WHAT IS ASKED ::
Print the entries below exactly as they appear, from the first line up to and including the line with "x = list(range(len(years)))". Do not print any pictures.

TASK DATA ::
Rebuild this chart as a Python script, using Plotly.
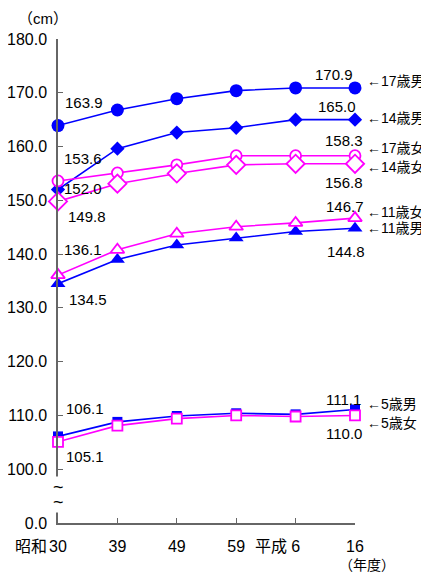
import plotly.graph_objects as go

years = ["30", "39", "49", "59", "6", "16"]
era_labels = ["昭和", "平成"]

boys17 = [163.9, 166.8, 168.9, 170.4, 170.9, 170.9]
boys14 = [152.0, 159.6, 162.6, 163.5, 165.0, 165.0]
girls17 = [153.6, 155.1, 156.6, 158.3, 158.3, 158.3]
girls14 = [149.8, 153.1, 155.0, 156.6, 156.8, 156.8]
girls11 = [136.1, 140.8, 143.8, 145.1, 145.8, 146.7]
boys11 = [134.5, 139.0, 141.7, 143.0, 144.2, 144.8]
boys5 = [106.1, 108.8, 109.9, 110.4, 110.2, 111.1]
girls5 = [105.1, 108.1, 109.4, 110.0, 109.8, 110.0]

ytick_vals = [90, 100, 110, 120, 130, 140, 150, 160, 170, 180]
ytick_text = ["0.0", "100.0", "110.0", "120.0", "130.0", "140.0", "150.0", "160.0", "170.0", "180.0"]

BLUE = "#0000FF"
MAG = "#FF00FF"
FONT = "Liberation Sans, Noto Sans CJK JP, sans-serif"

x = list(range(len(years)))

# name, values, color, symbol, size, filled, first-label shift, last-label shift, name-label yshift
series = [
    ("17歳男", boys17, BLUE, "circle", 13, True, (26, 23), (-21, 13), 7),
    ("14歳男", boys14, BLUE, "diamond", 11, True, (25, 1), (-18, 13), 2),
    ("11歳男", boys11, BLUE, "triangle-up", 13, True, (30, -16), (-9, -23), 0),
    ("5歳男", boys5, BLUE, "square", 10, True, (27, 28), (-12, 10), 6),
    ("17歳女", girls17, MAG, "circle", 11, False, (25, 22), (-11, 15), 8),
    ("14歳女", girls14, MAG, "diamond", 14, False, (29, -15), (-11, -19), -3),
    ("11歳女", girls11, MAG, "triangle-up", 12, False, (25, 26), (-10, 12), 6),
    ("5歳女", girls5, MAG, "square", 10, False, (27, -15), (-11, -18), -8),
]

fig = go.Figure()
annotations = []
for name, vals, col, sym, size, filled, s0, s1, sn in series:
    fig.add_trace(go.Scatter(
        x=x, y=vals, mode="lines+markers", name=name,
        line=dict(color=col, width=1.6),
        marker=dict(symbol=sym, size=size,
                    color=col if filled else "white",
                    line=dict(color=col, width=0 if filled else 1.8)),
        cliponaxis=False, showlegend=False,
    ))
    annotations.append(dict(x=x[0], y=vals[0], text=f"{vals[0]:.1f}", showarrow=False,
                            xshift=s0[0], yshift=s0[1], xanchor="center", yanchor="middle",
                            font=dict(size=15, color="black", family=FONT)))
    annotations.append(dict(x=x[-1], y=vals[-1], text=f"{vals[-1]:.1f}", showarrow=False,
                            xshift=s1[0], yshift=s1[1], xanchor="center", yanchor="middle",
                            font=dict(size=15, color="black", family=FONT)))
    annotations.append(dict(x=x[-1], y=vals[-1], text="←" + name, showarrow=False,
                            xshift=10, yshift=sn, xanchor="left", yanchor="middle",
                            font=dict(size=14, color="black", family=FONT)))

# era prefixes
annotations.append(dict(x=0, y=0, xref="x", yref="paper", text=era_labels[0], showarrow=False,
                        xanchor="right", yanchor="middle", xshift=-9, yshift=-23,
                        font=dict(size=16, color="black", family=FONT)))
annotations.append(dict(x=4, y=0, xref="x", yref="paper", text=era_labels[1], showarrow=False,
                        xanchor="right", yanchor="middle", xshift=-7, yshift=-23,
                        font=dict(size=16, color="black", family=FONT)))
annotations.append(dict(x=5, y=0, xref="x", yref="paper", text="（年度）", showarrow=False,
                        xanchor="center", yanchor="middle", xshift=12, yshift=-42,
                        font=dict(size=14, color="black", family=FONT)))
annotations.append(dict(x=0, y=1, xref="paper", yref="paper", text="（cm）", showarrow=False,
                        xanchor="center", yanchor="middle", xshift=-15, yshift=21,
                        font=dict(size=15, color="black", family=FONT)))
# axis break marks
for yv in [96.7, 93.9]:
    annotations.append(dict(x=0, y=yv, text="~", showarrow=False, xanchor="center", yanchor="middle",
                            bgcolor="white", borderpad=0,
                            font=dict(size=18, color="black", family=FONT)))

# the page body adds an 8px offset; plot area is placed to compensate
fig.update_layout(
    width=429, height=575,
    margin=dict(l=50, r=82, t=31, b=60, autoexpand=False),
    paper_bgcolor="white", plot_bgcolor="white",
    annotations=annotations,
    xaxis=dict(range=[0, 5], tickvals=x, ticktext=years, showgrid=False, zeroline=False,
               showline=True, linecolor="#666666", linewidth=1.5, automargin=False,
               ticks="inside", ticklen=5, tickcolor="#666666", ticklabelstandoff=8,
               tickfont=dict(size=16, color="black", family=FONT)),
    yaxis=dict(range=[90, 180], tickvals=ytick_vals, ticktext=ytick_text, showgrid=False,
               zeroline=False, showline=True, linecolor="#666666", linewidth=1.5, automargin=False,
               ticks="inside", ticklen=5, tickcolor="#666666", ticklabelstandoff=6,
               tickfont=dict(size=16, color="black", family=FONT)),
)

fig.write_html("out.html")
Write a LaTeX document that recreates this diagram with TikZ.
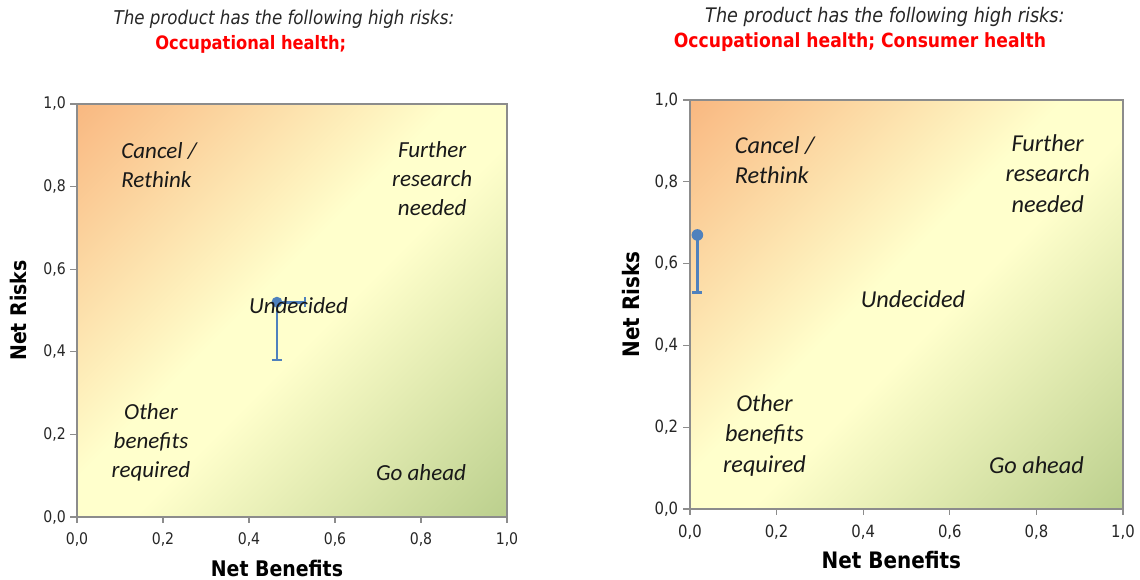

RESULT ::
Rebuild this chart as a Python script, using Plotly.
import plotly.graph_objects as go

years = ["30", "39", "49", "59", "6", "16"]
era_labels = ["昭和", "平成"]

boys17 = [163.9, 166.8, 168.9, 170.4, 170.9, 170.9]
boys14 = [152.0, 159.6, 162.6, 163.5, 165.0, 165.0]
girls17 = [153.6, 155.1, 156.6, 158.3, 158.3, 158.3]
girls14 = [149.8, 153.1, 155.0, 156.6, 156.8, 156.8]
girls11 = [136.1, 140.8, 143.8, 145.1, 145.8, 146.7]
boys11 = [134.5, 139.0, 141.7, 143.0, 144.2, 144.8]
boys5 = [106.1, 108.8, 109.9, 110.4, 110.2, 111.1]
girls5 = [105.1, 108.1, 109.4, 110.0, 109.8, 110.0]

ytick_vals = [90, 100, 110, 120, 130, 140, 150, 160, 170, 180]
ytick_text = ["0.0", "100.0", "110.0", "120.0", "130.0", "140.0", "150.0", "160.0", "170.0", "180.0"]

BLUE = "#0000FF"
MAG = "#FF00FF"
FONT = "Liberation Sans, Noto Sans CJK JP, sans-serif"

x = list(range(len(years)))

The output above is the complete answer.